## [Instructions to follow]
Give all the lines below again, exactly, with no pictures.

## [Data to use]

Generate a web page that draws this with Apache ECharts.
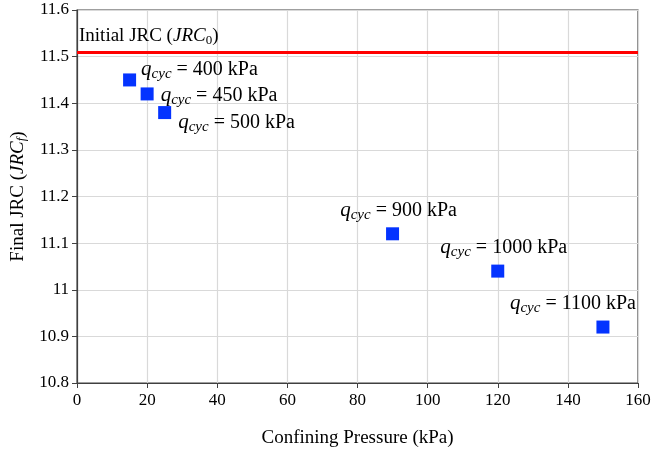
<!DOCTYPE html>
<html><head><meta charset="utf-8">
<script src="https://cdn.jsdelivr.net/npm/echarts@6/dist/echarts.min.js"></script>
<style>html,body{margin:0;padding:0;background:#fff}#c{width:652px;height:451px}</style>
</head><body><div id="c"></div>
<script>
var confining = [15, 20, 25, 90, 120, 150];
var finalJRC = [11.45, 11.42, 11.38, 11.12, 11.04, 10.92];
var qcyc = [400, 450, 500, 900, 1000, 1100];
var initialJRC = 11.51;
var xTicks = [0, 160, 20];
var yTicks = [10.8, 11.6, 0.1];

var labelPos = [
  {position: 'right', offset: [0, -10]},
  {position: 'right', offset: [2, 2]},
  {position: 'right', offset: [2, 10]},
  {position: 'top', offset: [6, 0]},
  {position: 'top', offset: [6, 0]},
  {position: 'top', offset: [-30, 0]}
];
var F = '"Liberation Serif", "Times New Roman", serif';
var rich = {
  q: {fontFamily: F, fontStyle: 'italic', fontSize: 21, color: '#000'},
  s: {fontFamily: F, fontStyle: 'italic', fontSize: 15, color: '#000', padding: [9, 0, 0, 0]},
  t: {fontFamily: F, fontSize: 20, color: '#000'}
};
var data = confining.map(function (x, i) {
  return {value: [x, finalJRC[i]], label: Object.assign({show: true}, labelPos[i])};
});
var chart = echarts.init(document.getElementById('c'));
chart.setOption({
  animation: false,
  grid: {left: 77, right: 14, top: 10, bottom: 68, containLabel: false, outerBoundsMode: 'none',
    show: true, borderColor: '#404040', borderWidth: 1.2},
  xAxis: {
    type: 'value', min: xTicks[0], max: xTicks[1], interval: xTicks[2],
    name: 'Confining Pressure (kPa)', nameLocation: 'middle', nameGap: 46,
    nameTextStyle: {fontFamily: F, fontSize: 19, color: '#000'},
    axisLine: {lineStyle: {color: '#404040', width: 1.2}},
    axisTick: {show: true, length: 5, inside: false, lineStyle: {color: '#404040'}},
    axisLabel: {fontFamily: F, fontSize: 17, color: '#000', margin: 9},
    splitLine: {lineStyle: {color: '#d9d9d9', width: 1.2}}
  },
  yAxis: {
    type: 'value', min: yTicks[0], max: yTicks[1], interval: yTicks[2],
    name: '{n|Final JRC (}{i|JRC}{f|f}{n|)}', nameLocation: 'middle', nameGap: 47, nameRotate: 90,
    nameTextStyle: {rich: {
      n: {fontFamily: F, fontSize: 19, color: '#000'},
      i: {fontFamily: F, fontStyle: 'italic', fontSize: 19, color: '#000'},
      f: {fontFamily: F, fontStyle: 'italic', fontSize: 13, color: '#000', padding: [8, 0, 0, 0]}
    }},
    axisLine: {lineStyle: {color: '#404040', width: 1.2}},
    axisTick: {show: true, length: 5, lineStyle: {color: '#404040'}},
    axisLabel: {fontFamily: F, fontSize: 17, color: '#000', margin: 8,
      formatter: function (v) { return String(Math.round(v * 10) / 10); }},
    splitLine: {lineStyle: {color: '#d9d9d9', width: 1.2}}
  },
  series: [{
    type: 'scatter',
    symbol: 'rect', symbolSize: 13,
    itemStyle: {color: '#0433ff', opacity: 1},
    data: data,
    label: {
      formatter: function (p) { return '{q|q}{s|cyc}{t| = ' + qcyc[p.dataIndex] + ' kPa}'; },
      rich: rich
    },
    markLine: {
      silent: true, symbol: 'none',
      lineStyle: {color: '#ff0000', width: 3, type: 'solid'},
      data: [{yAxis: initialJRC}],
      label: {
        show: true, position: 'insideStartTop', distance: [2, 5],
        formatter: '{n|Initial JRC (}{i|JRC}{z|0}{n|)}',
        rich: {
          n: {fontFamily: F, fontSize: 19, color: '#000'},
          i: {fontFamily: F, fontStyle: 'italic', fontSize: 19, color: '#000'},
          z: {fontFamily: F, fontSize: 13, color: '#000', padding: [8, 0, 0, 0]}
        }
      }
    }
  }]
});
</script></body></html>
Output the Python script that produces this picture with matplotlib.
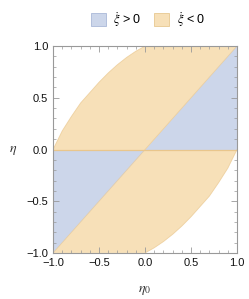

## [Solution for this task]
Generate a web page that draws this with Apache ECharts.
<!DOCTYPE html>
<html><head><meta charset="utf-8">
<script src="https://cdn.jsdelivr.net/npm/echarts@6/dist/echarts.min.js"></script>
<style>html,body{margin:0;padding:0;background:#fff}#c{width:652px;height:451px}</style>
</head><body><div id="c"></div>
<script>
var confining = [15, 20, 25, 90, 120, 150];
var finalJRC = [11.45, 11.42, 11.38, 11.12, 11.04, 10.92];
var qcyc = [400, 450, 500, 900, 1000, 1100];
var initialJRC = 11.51;
var xTicks = [0, 160, 20];
var yTicks = [10.8, 11.6, 0.1];

var labelPos = [
  {position: 'right', offset: [0, -10]},
  {position: 'right', offset: [2, 2]},
  {position: 'right', offset: [2, 10]},
  {position: 'top', offset: [6, 0]},
  {position: 'top', offset: [6, 0]},
  {position: 'top', offset: [-30, 0]}
];
var F = '"Liberation Serif", "Times New Roman", serif';
var rich = {
  q: {fontFamily: F, fontStyle: 'italic', fontSize: 21, color: '#000'},
  s: {fontFamily: F, fontStyle: 'italic', fontSize: 15, color: '#000', padding: [9, 0, 0, 0]},
  t: {fontFamily: F, fontSize: 20, color: '#000'}
};
var data = confining.map(function (x, i) {
  return {value: [x, finalJRC[i]], label: Object.assign({show: true}, labelPos[i])};
});
var chart = echarts.init(document.getElementById('c'));
chart.setOption({
  animation: false,
  grid: {left: 77, right: 14, top: 10, bottom: 68, containLabel: false, outerBoundsMode: 'none',
    show: true, borderColor: '#404040', borderWidth: 1.2},
  xAxis: {
    type: 'value', min: xTicks[0], max: xTicks[1], interval: xTicks[2],
    name: 'Confining Pressure (kPa)', nameLocation: 'middle', nameGap: 46,
    nameTextStyle: {fontFamily: F, fontSize: 19, color: '#000'},
    axisLine: {lineStyle: {color: '#404040', width: 1.2}},
    axisTick: {show: true, length: 5, inside: false, lineStyle: {color: '#404040'}},
    axisLabel: {fontFamily: F, fontSize: 17, color: '#000', margin: 9},
    splitLine: {lineStyle: {color: '#d9d9d9', width: 1.2}}
  },
  yAxis: {
    type: 'value', min: yTicks[0], max: yTicks[1], interval: yTicks[2],
    name: '{n|Final JRC (}{i|JRC}{f|f}{n|)}', nameLocation: 'middle', nameGap: 47, nameRotate: 90,
    nameTextStyle: {rich: {
      n: {fontFamily: F, fontSize: 19, color: '#000'},
      i: {fontFamily: F, fontStyle: 'italic', fontSize: 19, color: '#000'},
      f: {fontFamily: F, fontStyle: 'italic', fontSize: 13, color: '#000', padding: [8, 0, 0, 0]}
    }},
    axisLine: {lineStyle: {color: '#404040', width: 1.2}},
    axisTick: {show: true, length: 5, lineStyle: {color: '#404040'}},
    axisLabel: {fontFamily: F, fontSize: 17, color: '#000', margin: 8,
      formatter: function (v) { return String(Math.round(v * 10) / 10); }},
    splitLine: {lineStyle: {color: '#d9d9d9', width: 1.2}}
  },
  series: [{
    type: 'scatter',
    symbol: 'rect', symbolSize: 13,
    itemStyle: {color: '#0433ff', opacity: 1},
    data: data,
    label: {
      formatter: function (p) { return '{q|q}{s|cyc}{t| = ' + qcyc[p.dataIndex] + ' kPa}'; },
      rich: rich
    },
    markLine: {
      silent: true, symbol: 'none',
      lineStyle: {color: '#ff0000', width: 3, type: 'solid'},
      data: [{yAxis: initialJRC}],
      label: {
        show: true, position: 'insideStartTop', distance: [2, 5],
        formatter: '{n|Initial JRC (}{i|JRC}{z|0}{n|)}',
        rich: {
          n: {fontFamily: F, fontSize: 19, color: '#000'},
          i: {fontFamily: F, fontStyle: 'italic', fontSize: 19, color: '#000'},
          z: {fontFamily: F, fontSize: 13, color: '#000', padding: [8, 0, 0, 0]}
        }
      }
    }
  }]
});
</script></body></html>
Output the Python script that produces this picture with matplotlib.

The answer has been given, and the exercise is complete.